__WHAT YOU ARE ASKED TO DO__. Print the listing in its entirety and exactly, leaving out images.

-*-*-

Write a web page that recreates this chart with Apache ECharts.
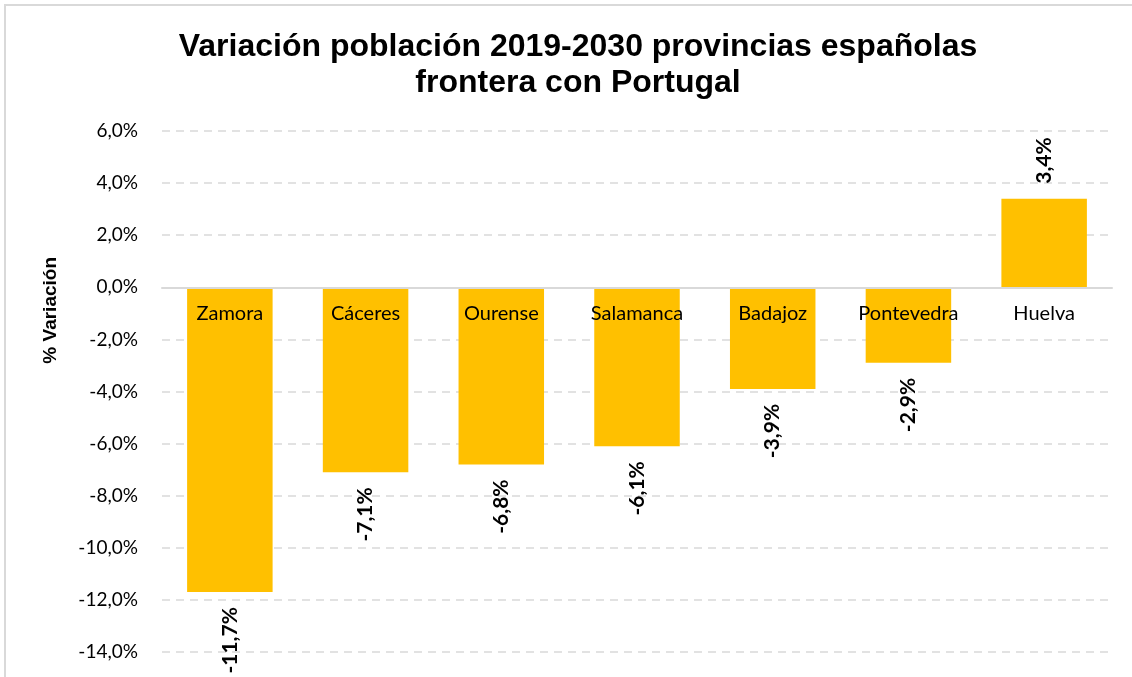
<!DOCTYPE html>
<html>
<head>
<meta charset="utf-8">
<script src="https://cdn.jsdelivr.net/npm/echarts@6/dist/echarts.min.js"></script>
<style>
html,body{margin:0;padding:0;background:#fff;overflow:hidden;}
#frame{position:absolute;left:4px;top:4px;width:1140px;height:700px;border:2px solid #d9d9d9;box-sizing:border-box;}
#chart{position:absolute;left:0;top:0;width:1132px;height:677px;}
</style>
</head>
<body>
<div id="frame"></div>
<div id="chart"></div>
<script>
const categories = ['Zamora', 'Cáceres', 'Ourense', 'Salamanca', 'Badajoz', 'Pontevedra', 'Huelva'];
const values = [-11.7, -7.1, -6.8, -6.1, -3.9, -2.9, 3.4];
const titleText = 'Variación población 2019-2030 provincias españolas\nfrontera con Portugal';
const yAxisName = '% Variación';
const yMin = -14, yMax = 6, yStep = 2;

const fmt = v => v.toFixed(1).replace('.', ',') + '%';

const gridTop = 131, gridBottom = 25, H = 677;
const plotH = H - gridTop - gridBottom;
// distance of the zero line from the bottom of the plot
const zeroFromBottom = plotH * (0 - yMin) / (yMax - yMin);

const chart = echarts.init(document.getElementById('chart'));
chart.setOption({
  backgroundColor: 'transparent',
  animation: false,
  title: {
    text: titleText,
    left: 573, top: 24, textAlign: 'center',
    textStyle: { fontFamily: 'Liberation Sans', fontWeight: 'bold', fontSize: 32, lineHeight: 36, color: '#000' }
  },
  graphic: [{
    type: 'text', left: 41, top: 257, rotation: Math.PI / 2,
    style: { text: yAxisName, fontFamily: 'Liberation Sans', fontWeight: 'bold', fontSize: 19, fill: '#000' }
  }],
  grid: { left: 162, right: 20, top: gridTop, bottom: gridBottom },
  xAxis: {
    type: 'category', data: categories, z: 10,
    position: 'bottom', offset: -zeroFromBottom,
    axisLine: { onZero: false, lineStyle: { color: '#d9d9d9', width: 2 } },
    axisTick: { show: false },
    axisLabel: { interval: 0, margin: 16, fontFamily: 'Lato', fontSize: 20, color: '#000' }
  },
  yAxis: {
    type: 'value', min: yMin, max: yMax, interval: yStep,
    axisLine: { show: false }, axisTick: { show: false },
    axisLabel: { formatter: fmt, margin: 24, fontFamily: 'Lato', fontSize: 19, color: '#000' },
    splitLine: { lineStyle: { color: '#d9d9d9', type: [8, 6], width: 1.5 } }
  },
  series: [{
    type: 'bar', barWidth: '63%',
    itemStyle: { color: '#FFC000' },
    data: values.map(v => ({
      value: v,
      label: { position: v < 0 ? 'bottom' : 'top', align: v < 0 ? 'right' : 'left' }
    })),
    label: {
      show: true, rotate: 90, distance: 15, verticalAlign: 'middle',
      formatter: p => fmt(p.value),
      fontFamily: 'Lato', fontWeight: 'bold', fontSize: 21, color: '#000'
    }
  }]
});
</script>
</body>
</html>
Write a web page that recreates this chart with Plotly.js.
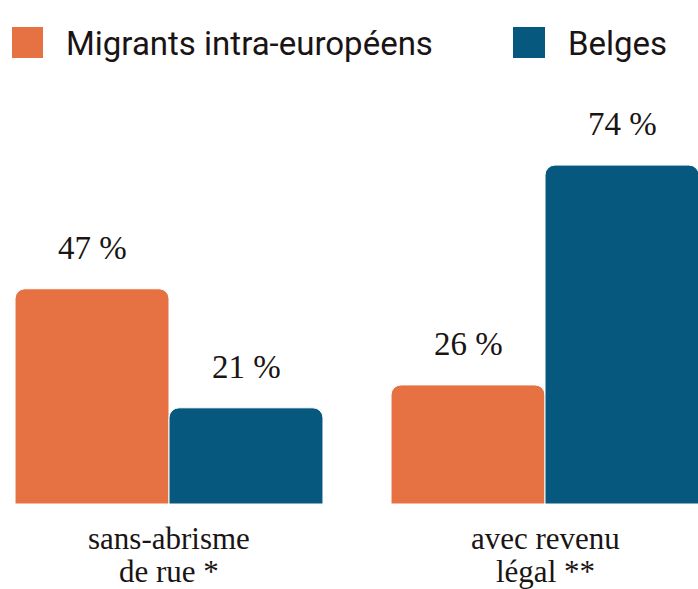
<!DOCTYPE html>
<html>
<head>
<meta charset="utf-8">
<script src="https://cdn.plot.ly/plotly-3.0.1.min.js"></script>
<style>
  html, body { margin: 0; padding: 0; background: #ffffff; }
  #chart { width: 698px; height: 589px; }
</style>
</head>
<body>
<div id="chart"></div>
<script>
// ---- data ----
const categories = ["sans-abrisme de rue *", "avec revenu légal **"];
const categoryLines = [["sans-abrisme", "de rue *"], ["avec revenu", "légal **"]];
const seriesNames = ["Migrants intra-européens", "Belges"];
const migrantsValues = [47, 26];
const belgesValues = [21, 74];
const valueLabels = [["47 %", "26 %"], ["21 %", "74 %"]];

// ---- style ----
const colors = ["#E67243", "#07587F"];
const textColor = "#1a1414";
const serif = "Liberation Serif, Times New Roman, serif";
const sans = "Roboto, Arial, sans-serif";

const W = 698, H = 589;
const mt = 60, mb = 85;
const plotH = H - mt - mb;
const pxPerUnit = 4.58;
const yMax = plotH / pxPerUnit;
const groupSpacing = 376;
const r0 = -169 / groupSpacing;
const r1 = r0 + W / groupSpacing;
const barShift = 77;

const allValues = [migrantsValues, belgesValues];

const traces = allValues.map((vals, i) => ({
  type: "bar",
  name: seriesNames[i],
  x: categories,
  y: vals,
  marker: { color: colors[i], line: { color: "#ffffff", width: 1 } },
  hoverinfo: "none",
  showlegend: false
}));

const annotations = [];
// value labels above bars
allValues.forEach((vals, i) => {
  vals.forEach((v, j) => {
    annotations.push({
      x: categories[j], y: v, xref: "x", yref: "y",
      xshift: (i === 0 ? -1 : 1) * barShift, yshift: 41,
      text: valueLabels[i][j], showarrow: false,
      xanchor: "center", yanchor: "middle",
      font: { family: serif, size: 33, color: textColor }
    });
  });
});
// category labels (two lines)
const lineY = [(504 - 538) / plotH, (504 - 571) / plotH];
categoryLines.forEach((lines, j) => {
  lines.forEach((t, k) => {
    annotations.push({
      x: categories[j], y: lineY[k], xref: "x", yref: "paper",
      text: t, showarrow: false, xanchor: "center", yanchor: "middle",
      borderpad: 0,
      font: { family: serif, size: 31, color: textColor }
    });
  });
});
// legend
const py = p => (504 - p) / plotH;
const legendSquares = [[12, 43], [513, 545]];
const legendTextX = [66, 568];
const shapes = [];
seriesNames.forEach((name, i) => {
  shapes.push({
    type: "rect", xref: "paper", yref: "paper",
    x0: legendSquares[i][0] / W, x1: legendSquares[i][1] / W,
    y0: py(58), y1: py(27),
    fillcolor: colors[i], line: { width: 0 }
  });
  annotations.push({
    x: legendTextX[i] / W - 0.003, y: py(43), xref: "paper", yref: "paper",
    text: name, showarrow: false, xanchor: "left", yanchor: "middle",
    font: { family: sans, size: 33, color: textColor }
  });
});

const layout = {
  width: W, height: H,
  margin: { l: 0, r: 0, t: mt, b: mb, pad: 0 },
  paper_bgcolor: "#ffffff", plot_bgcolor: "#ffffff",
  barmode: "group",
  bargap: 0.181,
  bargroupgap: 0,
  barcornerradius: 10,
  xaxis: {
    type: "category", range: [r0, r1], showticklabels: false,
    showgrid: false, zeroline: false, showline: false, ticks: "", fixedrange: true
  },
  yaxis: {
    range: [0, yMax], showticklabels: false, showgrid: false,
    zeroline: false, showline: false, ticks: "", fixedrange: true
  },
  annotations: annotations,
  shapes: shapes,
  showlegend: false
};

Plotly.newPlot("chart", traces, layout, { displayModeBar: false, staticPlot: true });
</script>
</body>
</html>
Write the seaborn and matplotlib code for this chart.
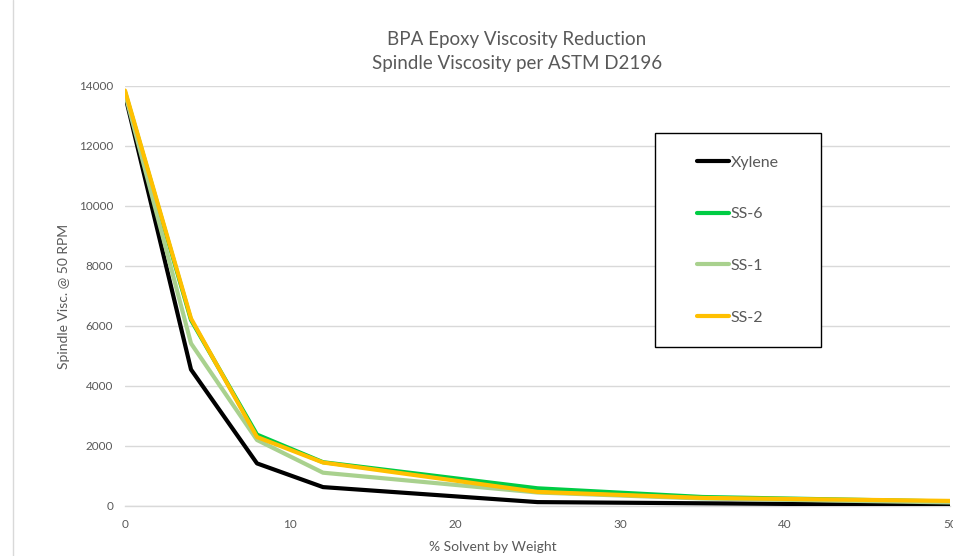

-*-*-

__SOLUTION FOR THIS PROBLEM__.
Write a web page that recreates this chart with Apache ECharts.
<!DOCTYPE html>
<html>
<head>
<meta charset="utf-8">
<script src="https://cdn.jsdelivr.net/npm/echarts@6/dist/echarts.min.js"></script>
<style>
html,body{margin:0;padding:0;background:#fff;overflow:hidden;}
#frame{position:absolute;left:4px;top:4px;width:1140px;height:700px;border:2px solid #d9d9d9;box-sizing:border-box;}
#chart{position:absolute;left:0;top:0;width:1132px;height:677px;}
</style>
</head>
<body>
<div id="frame"></div>
<div id="chart"></div>
<script>
const categories = ['Zamora', 'Cáceres', 'Ourense', 'Salamanca', 'Badajoz', 'Pontevedra', 'Huelva'];
const values = [-11.7, -7.1, -6.8, -6.1, -3.9, -2.9, 3.4];
const titleText = 'Variación población 2019-2030 provincias españolas\nfrontera con Portugal';
const yAxisName = '% Variación';
const yMin = -14, yMax = 6, yStep = 2;

const fmt = v => v.toFixed(1).replace('.', ',') + '%';

const gridTop = 131, gridBottom = 25, H = 677;
const plotH = H - gridTop - gridBottom;
// distance of the zero line from the bottom of the plot
const zeroFromBottom = plotH * (0 - yMin) / (yMax - yMin);

const chart = echarts.init(document.getElementById('chart'));
chart.setOption({
  backgroundColor: 'transparent',
  animation: false,
  title: {
    text: titleText,
    left: 573, top: 24, textAlign: 'center',
    textStyle: { fontFamily: 'Liberation Sans', fontWeight: 'bold', fontSize: 32, lineHeight: 36, color: '#000' }
  },
  graphic: [{
    type: 'text', left: 41, top: 257, rotation: Math.PI / 2,
    style: { text: yAxisName, fontFamily: 'Liberation Sans', fontWeight: 'bold', fontSize: 19, fill: '#000' }
  }],
  grid: { left: 162, right: 20, top: gridTop, bottom: gridBottom },
  xAxis: {
    type: 'category', data: categories, z: 10,
    position: 'bottom', offset: -zeroFromBottom,
    axisLine: { onZero: false, lineStyle: { color: '#d9d9d9', width: 2 } },
    axisTick: { show: false },
    axisLabel: { interval: 0, margin: 16, fontFamily: 'Lato', fontSize: 20, color: '#000' }
  },
  yAxis: {
    type: 'value', min: yMin, max: yMax, interval: yStep,
    axisLine: { show: false }, axisTick: { show: false },
    axisLabel: { formatter: fmt, margin: 24, fontFamily: 'Lato', fontSize: 19, color: '#000' },
    splitLine: { lineStyle: { color: '#d9d9d9', type: [8, 6], width: 1.5 } }
  },
  series: [{
    type: 'bar', barWidth: '63%',
    itemStyle: { color: '#FFC000' },
    data: values.map(v => ({
      value: v,
      label: { position: v < 0 ? 'bottom' : 'top', align: v < 0 ? 'right' : 'left' }
    })),
    label: {
      show: true, rotate: 90, distance: 15, verticalAlign: 'middle',
      formatter: p => fmt(p.value),
      fontFamily: 'Lato', fontWeight: 'bold', fontSize: 21, color: '#000'
    }
  }]
});
</script>
</body>
</html>
Write a web page that recreates this chart with Plotly.js.
<!DOCTYPE html>
<html>
<head>
<meta charset="utf-8">
<script src="https://cdn.plot.ly/plotly-3.0.1.min.js"></script>
<style>
  html, body { margin: 0; padding: 0; background: #ffffff; }
  #chart { width: 698px; height: 589px; }
</style>
</head>
<body>
<div id="chart"></div>
<script>
// ---- data ----
const categories = ["sans-abrisme de rue *", "avec revenu légal **"];
const categoryLines = [["sans-abrisme", "de rue *"], ["avec revenu", "légal **"]];
const seriesNames = ["Migrants intra-européens", "Belges"];
const migrantsValues = [47, 26];
const belgesValues = [21, 74];
const valueLabels = [["47 %", "26 %"], ["21 %", "74 %"]];

// ---- style ----
const colors = ["#E67243", "#07587F"];
const textColor = "#1a1414";
const serif = "Liberation Serif, Times New Roman, serif";
const sans = "Roboto, Arial, sans-serif";

const W = 698, H = 589;
const mt = 60, mb = 85;
const plotH = H - mt - mb;
const pxPerUnit = 4.58;
const yMax = plotH / pxPerUnit;
const groupSpacing = 376;
const r0 = -169 / groupSpacing;
const r1 = r0 + W / groupSpacing;
const barShift = 77;

const allValues = [migrantsValues, belgesValues];

const traces = allValues.map((vals, i) => ({
  type: "bar",
  name: seriesNames[i],
  x: categories,
  y: vals,
  marker: { color: colors[i], line: { color: "#ffffff", width: 1 } },
  hoverinfo: "none",
  showlegend: false
}));

const annotations = [];
// value labels above bars
allValues.forEach((vals, i) => {
  vals.forEach((v, j) => {
    annotations.push({
      x: categories[j], y: v, xref: "x", yref: "y",
      xshift: (i === 0 ? -1 : 1) * barShift, yshift: 41,
      text: valueLabels[i][j], showarrow: false,
      xanchor: "center", yanchor: "middle",
      font: { family: serif, size: 33, color: textColor }
    });
  });
});
// category labels (two lines)
const lineY = [(504 - 538) / plotH, (504 - 571) / plotH];
categoryLines.forEach((lines, j) => {
  lines.forEach((t, k) => {
    annotations.push({
      x: categories[j], y: lineY[k], xref: "x", yref: "paper",
      text: t, showarrow: false, xanchor: "center", yanchor: "middle",
      borderpad: 0,
      font: { family: serif, size: 31, color: textColor }
    });
  });
});
// legend
const py = p => (504 - p) / plotH;
const legendSquares = [[12, 43], [513, 545]];
const legendTextX = [66, 568];
const shapes = [];
seriesNames.forEach((name, i) => {
  shapes.push({
    type: "rect", xref: "paper", yref: "paper",
    x0: legendSquares[i][0] / W, x1: legendSquares[i][1] / W,
    y0: py(58), y1: py(27),
    fillcolor: colors[i], line: { width: 0 }
  });
  annotations.push({
    x: legendTextX[i] / W - 0.003, y: py(43), xref: "paper", yref: "paper",
    text: name, showarrow: false, xanchor: "left", yanchor: "middle",
    font: { family: sans, size: 33, color: textColor }
  });
});

const layout = {
  width: W, height: H,
  margin: { l: 0, r: 0, t: mt, b: mb, pad: 0 },
  paper_bgcolor: "#ffffff", plot_bgcolor: "#ffffff",
  barmode: "group",
  bargap: 0.181,
  bargroupgap: 0,
  barcornerradius: 10,
  xaxis: {
    type: "category", range: [r0, r1], showticklabels: false,
    showgrid: false, zeroline: false, showline: false, ticks: "", fixedrange: true
  },
  yaxis: {
    range: [0, yMax], showticklabels: false, showgrid: false,
    zeroline: false, showline: false, ticks: "", fixedrange: true
  },
  annotations: annotations,
  shapes: shapes,
  showlegend: false
};

Plotly.newPlot("chart", traces, layout, { displayModeBar: false, staticPlot: true });
</script>
</body>
</html>
Write the seaborn and matplotlib code for this chart.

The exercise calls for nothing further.